Outside, Jamie rarely barked. On watch inside the house, he had two warning signals. The first was an excited rapid-fire bark—”we may be being attacked”—triggered by strange people and vehicles and electric company meter readers. He had a special antipathy toward the latter, since a meter reader with an itchy trigger finger had once misread Jamie’s inspection for an attack and hit him with red pepper spray. He was so persuaded about the dangerous status of meter readers that one time when we had all returned from an outing in the car just after a meter reader had driven away, Jamie jumped out in a rush, sniffed the path to the meter box, and checked all around outside. Then he asked to be let in the house and he ran into every room to make certain no one was concealed there. Since one of our previous dogs had experienced a similar run-in with a gas delivery man, we were able to compare the reactions of the two dogs. Both developed a life-long hostility toward their antagonists that transferred to others of their land. Here, though, Jamie showed greater discrimination, reserving his enmity for meter readers, not extending it even to electric company repairmen who drove somewhat different trucks. The other dog made no such fine distinctions, and set himself implacably against all uniformed humans—gas, electric, and telephone company employees, as well as postmen and policemen.

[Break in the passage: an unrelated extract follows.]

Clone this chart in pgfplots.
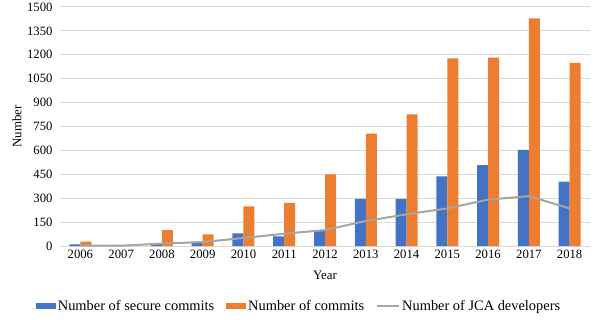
\documentclass[border=0pt]{standalone}
\usepackage{pgfplots}
\pgfplotsset{compat=1.18}
\usepackage{pgfplotstable}
\usepackage{fontspec}
\setmainfont{Liberation Serif}
\definecolor{secBlue}{HTML}{4472C4}
\definecolor{comOrange}{HTML}{ED7D31}
\definecolor{devGray}{HTML}{A5A5A5}
\definecolor{gridGray}{HTML}{D9D9D9}

% year index, secure commits, commits, JCA developers
\pgfplotstableread{
x sec com dev
0 10 27 2
1 0 0 2
2 12 100 15
3 27 73 25
4 79 249 50
5 60 270 77
6 100 450 100
7 295 705 157
8 295 826 199
9 437 1177 236
10 508 1183 291
11 604 1428 313
12 404 1150 236
}\commits

\begin{document}
\begin{tikzpicture}
\path[use as bounding box] (-60bp,-74bp) rectangle (538bp,246bp);
\begin{axis}[
    scale only axis, width=530bp, height=239bp,
    xmin=-0.5, xmax=12.5, ymin=0, ymax=1500,
    xtick={0,...,12},
    xticklabels={2006,2007,2008,2009,2010,2011,2012,2013,2014,2015,2016,2017,2018},
    ytick={0,150,...,1500},
    ymajorgrids, grid style={gridGray, line width=1bp},
    axis x line*=bottom, axis y line*=left,
    x axis line style={gridGray, line width=1bp, -},
    y axis line style={draw=none},
    major tick length=0pt,
    /pgf/number format/assume math mode=true,
    /pgf/number format/1000 sep={},
    tick label style={font=\fontsize{12.7bp}{15bp}\selectfont},
    yticklabel style={xshift=-4bp},
    xticklabel style={yshift=-1bp},
    xlabel={Year}, ylabel={Number},
    label style={font=\fontsize{12.9bp}{15bp}\selectfont},
    xlabel style={at={(axis description cs:0.5,-0.121)}, anchor=center},
    ylabel style={at={(axis description cs:-0.081,0.5)}, anchor=center},
    legend style={at={(0.451,-0.251)}, anchor=center, draw=none, fill=none,
        legend columns=3, font=\fontsize{14.4bp}{16bp}\selectfont,
        /tikz/every even column/.append style={column sep=10bp},
        inner sep=0pt},
    legend cell align=left,
]
\addplot[ybar, bar width=11bp, bar shift=-5.5bp, fill=secBlue, draw=none,
    legend image code/.code={\fill[secBlue] (0bp,-3bp) rectangle (20bp,3bp);}]
    table[x=x, y=sec] {\commits};
\addlegendentry{Number of secure commits}
\addplot[ybar, bar width=11bp, bar shift=5.5bp, fill=comOrange, draw=none,
    legend image code/.code={\fill[comOrange] (0bp,-3bp) rectangle (20bp,3bp);}]
    table[x=x, y=com] {\commits};
\addlegendentry{Number of commits}
\addplot[devGray, line width=2bp, mark=none,
    legend image code/.code={\draw[devGray, line width=2bp] (0bp,0bp) -- (22bp,0bp);}]
    table[x=x, y=dev] {\commits};
\addlegendentry{Number of JCA developers}
\end{axis}
\end{tikzpicture}
\end{document}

Jamie’s other inside bark was less intense, more sporadic, interrogative. It usually came from his window seat when he spotted something outside—perhaps a transiting deer or a carton or piece of clothing left outside by mistake. This bark was really for us. It meant “Hey, I see something out there; the pack leader better check it out.” He would stop this informational barking as soon as we acknowledged it, either by coming to look with him or by saying that we understood. Rather than telling him to Stop Barking, we found ourselves saying “Thank you, I see it. I’ll take it from here.” Some dogs may bark from confinement or boredom, but Jamie barked because he had something to communicate.

V

Jamie’s last day came at the end of October, 1997. His liver was failing, and he could be kept alive only by having fluid drained from his abdomen. As his discomforts turned to pain, we decided he had to be put down—a decision mitigated only slightly by the curious irony that our laws allow the deaths of the terminally ill of other species to be more rational, better timed, more humane, than those of humans. On the afternoon of that last day, I came home early, bringing our vet who had agreed to euthanize him at home. Masking his misery, Jamie came trotting out to meet us with tail wagging, and he gamely carried a package part way as we came up the steps and went into the house together. Awkwardly, not quite knowing what to do or say, I sat down on the window seat. With help, Jamie climbed up one last time, and, exhausted, stretched out with his head on my lap and closed his eyes.

It was there, on his territory and with his pack, that he had his final, fatal injection. And it was there I fully realized that while the intellectual gifts setting him apart from our other dogs were impressive, Jamie’s character lay as much in his heart as in his head. His other great gift to us was that given so freely by so many dogs, the gift of love. Border collies are extraordinary in that they join together unusual intelligence and unconditional devotion. It is a remarkable combination for any species.